Exercise details:
From the first line of the data down to and including the line with "const xTickKb = [0,5,10,15,20];", copy everything exactly, leaving out pictures.

--------------------

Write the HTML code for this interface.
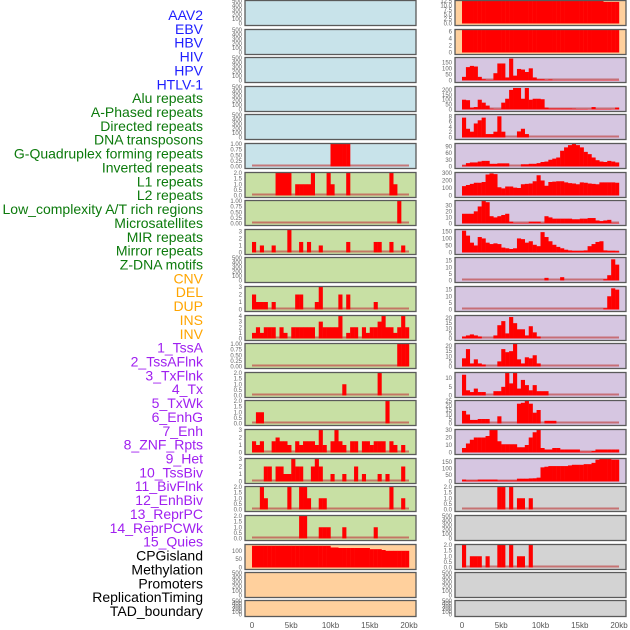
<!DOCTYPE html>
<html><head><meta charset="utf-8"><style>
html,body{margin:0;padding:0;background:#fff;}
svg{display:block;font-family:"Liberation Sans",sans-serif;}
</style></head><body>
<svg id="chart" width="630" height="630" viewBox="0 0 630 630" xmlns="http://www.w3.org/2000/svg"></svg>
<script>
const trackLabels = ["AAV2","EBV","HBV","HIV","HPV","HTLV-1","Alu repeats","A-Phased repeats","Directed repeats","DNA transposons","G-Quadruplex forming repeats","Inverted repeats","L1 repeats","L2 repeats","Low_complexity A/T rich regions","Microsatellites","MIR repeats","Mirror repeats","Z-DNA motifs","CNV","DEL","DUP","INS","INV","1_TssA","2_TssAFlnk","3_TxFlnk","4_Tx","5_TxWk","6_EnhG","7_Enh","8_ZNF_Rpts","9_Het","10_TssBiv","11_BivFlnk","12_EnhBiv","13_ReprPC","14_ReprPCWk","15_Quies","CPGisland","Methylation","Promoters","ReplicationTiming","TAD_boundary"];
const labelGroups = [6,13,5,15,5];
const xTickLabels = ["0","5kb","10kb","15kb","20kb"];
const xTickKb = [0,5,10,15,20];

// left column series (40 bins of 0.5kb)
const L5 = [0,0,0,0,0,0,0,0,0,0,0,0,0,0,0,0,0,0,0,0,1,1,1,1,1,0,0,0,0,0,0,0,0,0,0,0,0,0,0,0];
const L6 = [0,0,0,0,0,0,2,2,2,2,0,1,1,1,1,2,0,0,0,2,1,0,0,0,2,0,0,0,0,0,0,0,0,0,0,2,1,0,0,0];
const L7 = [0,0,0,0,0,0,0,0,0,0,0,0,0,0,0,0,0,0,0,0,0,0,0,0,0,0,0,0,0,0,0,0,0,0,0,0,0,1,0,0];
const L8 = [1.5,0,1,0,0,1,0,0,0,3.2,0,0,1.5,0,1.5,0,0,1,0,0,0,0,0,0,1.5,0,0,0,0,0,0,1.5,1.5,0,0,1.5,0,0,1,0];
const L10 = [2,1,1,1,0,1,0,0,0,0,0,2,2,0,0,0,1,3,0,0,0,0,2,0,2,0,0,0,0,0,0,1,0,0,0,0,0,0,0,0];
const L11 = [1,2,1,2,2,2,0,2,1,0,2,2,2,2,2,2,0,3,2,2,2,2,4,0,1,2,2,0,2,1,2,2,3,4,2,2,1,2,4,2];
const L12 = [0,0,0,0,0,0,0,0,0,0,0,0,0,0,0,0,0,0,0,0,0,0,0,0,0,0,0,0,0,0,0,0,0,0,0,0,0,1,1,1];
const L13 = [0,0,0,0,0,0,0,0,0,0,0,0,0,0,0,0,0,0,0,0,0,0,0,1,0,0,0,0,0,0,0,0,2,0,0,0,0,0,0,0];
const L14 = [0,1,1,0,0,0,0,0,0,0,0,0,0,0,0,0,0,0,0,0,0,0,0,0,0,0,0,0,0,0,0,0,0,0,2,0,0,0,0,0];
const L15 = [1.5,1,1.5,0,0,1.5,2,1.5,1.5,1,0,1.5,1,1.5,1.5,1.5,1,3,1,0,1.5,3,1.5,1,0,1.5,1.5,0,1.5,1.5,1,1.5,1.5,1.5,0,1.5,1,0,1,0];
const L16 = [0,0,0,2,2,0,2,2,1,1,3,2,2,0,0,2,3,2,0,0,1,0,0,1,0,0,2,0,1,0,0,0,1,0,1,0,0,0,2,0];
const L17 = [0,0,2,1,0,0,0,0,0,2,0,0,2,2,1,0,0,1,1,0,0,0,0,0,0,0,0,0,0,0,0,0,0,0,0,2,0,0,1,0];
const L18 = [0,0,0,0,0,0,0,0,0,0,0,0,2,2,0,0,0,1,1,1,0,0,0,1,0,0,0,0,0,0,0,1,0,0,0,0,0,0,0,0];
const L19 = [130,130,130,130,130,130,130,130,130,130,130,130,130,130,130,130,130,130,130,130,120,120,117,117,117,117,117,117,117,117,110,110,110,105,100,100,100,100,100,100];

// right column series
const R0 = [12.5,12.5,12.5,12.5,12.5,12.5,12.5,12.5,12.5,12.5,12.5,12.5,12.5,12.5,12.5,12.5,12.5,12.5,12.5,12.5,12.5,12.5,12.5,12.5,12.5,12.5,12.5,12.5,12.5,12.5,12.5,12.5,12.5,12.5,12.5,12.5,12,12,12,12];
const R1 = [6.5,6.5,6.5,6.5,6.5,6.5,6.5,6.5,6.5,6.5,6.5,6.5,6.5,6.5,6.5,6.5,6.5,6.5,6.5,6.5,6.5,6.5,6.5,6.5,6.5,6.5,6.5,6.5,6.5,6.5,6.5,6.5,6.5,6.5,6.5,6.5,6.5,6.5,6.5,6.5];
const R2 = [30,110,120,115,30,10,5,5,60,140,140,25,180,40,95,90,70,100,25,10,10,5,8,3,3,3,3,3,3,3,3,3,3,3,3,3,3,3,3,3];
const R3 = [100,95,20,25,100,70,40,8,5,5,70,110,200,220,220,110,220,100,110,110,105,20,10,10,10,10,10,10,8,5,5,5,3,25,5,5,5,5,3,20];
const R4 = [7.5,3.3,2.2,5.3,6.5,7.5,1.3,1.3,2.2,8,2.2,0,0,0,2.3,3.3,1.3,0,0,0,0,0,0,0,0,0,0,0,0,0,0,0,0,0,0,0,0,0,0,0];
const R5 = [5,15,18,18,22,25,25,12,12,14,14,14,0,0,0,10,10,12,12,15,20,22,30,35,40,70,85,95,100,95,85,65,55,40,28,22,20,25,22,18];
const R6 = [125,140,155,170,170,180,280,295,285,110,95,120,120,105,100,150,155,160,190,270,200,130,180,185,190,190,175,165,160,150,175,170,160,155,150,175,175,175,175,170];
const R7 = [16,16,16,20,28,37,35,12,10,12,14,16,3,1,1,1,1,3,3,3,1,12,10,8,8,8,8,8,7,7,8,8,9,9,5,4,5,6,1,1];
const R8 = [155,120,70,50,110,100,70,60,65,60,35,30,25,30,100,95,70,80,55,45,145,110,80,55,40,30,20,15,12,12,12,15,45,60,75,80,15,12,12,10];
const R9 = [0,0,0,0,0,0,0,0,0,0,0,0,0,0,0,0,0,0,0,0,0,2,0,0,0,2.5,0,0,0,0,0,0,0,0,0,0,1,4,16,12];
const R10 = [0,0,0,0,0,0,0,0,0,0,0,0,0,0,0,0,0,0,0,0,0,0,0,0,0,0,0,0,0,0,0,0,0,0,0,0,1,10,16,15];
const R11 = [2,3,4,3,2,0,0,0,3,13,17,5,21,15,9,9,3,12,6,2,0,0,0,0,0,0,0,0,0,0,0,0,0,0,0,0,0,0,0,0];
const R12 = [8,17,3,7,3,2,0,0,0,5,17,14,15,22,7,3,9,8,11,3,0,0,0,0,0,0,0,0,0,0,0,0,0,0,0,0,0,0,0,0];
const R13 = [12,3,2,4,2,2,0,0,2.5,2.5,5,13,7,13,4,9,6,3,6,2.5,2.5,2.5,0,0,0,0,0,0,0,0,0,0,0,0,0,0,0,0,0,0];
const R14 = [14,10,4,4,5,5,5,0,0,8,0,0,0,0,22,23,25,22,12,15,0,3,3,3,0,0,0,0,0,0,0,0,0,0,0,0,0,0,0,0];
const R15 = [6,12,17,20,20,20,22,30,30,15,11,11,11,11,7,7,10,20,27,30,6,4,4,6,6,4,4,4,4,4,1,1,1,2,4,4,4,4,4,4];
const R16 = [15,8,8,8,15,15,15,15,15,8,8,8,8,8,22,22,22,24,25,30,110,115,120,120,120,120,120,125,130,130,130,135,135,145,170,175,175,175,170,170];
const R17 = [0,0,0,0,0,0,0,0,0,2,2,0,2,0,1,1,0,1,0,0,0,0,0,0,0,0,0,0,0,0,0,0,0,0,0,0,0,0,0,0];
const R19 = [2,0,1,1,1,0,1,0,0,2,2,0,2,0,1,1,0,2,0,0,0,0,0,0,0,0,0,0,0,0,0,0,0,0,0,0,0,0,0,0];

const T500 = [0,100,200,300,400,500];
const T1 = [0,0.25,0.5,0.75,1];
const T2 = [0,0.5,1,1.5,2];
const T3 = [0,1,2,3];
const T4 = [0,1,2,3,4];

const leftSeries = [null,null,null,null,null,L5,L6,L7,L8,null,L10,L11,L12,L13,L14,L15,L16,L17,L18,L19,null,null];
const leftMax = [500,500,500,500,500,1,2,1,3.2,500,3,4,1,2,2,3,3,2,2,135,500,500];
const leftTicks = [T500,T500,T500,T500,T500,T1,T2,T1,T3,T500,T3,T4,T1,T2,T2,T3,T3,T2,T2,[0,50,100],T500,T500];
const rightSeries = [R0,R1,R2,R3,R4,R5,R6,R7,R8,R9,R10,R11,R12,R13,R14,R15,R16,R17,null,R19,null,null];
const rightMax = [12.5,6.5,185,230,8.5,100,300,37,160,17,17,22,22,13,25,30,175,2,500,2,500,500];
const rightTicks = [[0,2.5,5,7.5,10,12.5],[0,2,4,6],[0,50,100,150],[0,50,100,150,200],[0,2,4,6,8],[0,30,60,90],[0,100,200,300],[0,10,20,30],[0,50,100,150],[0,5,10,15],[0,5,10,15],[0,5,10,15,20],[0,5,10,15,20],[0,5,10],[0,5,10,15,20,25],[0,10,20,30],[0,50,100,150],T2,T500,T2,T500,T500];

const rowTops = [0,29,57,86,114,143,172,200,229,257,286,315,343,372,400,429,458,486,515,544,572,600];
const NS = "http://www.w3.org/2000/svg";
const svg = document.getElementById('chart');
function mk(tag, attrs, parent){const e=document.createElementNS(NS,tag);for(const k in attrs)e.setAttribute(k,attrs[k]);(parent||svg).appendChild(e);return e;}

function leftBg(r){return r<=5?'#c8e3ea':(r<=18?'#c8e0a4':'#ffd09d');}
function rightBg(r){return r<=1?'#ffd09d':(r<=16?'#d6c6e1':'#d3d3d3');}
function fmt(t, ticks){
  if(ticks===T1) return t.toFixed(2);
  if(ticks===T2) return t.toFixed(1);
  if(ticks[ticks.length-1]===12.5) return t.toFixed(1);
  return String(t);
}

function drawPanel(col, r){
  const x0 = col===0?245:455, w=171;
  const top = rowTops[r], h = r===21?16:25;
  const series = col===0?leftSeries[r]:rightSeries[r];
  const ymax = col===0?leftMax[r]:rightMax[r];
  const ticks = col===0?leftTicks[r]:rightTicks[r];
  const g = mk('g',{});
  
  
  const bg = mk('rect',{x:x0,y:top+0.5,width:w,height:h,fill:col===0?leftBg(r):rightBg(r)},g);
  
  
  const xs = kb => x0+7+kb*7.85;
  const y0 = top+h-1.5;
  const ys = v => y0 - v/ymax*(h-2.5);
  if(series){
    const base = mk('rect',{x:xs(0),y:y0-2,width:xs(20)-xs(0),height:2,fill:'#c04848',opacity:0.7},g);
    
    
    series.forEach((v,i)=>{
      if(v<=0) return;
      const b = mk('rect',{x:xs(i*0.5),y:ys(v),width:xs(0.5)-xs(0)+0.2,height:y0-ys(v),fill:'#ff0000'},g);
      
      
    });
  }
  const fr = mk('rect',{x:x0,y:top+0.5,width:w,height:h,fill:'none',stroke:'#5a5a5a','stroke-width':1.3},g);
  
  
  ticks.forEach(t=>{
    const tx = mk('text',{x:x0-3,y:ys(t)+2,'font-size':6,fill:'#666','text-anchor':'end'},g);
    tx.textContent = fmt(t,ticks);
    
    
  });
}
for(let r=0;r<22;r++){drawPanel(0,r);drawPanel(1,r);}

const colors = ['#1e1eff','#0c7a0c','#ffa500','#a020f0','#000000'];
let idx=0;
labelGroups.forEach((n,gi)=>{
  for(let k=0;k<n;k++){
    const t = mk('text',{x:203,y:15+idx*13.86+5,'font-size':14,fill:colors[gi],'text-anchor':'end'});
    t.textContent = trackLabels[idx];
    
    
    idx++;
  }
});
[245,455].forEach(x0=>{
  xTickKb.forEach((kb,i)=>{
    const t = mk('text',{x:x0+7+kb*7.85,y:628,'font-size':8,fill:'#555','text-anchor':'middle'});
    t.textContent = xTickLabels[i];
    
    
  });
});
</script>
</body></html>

--------------------

Answer:
Write the HTML code for this interface.
<!DOCTYPE html>
<html><head><meta charset="utf-8"><style>
html,body{margin:0;padding:0;background:#fff;}
svg{display:block;font-family:"Liberation Sans",sans-serif;}
</style></head><body>
<svg id="chart" width="630" height="630" viewBox="0 0 630 630" xmlns="http://www.w3.org/2000/svg"></svg>
<script>
const trackLabels = ["AAV2","EBV","HBV","HIV","HPV","HTLV-1","Alu repeats","A-Phased repeats","Directed repeats","DNA transposons","G-Quadruplex forming repeats","Inverted repeats","L1 repeats","L2 repeats","Low_complexity A/T rich regions","Microsatellites","MIR repeats","Mirror repeats","Z-DNA motifs","CNV","DEL","DUP","INS","INV","1_TssA","2_TssAFlnk","3_TxFlnk","4_Tx","5_TxWk","6_EnhG","7_Enh","8_ZNF_Rpts","9_Het","10_TssBiv","11_BivFlnk","12_EnhBiv","13_ReprPC","14_ReprPCWk","15_Quies","CPGisland","Methylation","Promoters","ReplicationTiming","TAD_boundary"];
const labelGroups = [6,13,5,15,5];
const xTickLabels = ["0","5kb","10kb","15kb","20kb"];
const xTickKb = [0,5,10,15,20];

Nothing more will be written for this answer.